Prompt: Starting at the first line of the listing below, retype each line up to and including the one that contains "import plotly.graph_objects as go". Leave pictures out.

Collected data:
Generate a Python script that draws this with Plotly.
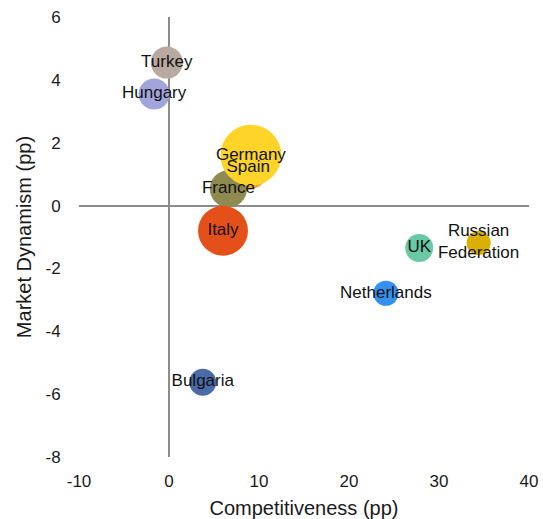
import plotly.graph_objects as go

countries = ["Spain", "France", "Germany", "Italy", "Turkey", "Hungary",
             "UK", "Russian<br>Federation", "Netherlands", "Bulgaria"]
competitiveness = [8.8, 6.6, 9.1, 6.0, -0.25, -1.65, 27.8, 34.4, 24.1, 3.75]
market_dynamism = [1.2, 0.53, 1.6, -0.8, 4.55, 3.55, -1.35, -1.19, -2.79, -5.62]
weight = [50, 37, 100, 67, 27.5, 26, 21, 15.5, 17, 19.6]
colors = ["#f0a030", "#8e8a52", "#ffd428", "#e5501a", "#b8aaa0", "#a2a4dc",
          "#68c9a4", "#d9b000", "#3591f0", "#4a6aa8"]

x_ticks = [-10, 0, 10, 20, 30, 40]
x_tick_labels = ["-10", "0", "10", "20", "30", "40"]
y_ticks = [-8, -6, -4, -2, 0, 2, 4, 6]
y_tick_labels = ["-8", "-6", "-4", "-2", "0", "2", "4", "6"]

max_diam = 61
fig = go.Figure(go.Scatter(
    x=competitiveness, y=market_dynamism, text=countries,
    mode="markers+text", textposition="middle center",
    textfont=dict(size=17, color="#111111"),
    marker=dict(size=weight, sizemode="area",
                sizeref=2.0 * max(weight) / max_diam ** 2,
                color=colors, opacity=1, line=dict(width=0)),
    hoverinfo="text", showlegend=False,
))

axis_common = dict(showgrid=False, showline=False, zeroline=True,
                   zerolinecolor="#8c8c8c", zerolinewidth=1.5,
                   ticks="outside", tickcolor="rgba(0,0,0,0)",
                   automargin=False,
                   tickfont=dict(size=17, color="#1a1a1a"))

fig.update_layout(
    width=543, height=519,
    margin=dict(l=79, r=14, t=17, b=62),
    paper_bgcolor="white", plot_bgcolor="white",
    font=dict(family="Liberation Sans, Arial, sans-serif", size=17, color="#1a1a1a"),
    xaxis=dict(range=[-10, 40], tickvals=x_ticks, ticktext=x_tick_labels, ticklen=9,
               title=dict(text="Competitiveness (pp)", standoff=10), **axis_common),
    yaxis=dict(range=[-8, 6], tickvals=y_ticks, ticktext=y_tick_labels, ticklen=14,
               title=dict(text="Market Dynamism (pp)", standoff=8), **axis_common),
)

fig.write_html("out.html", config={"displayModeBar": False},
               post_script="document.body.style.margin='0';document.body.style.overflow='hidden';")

Output below:
Generate a Python script that draws this with Plotly.
import plotly.graph_objects as go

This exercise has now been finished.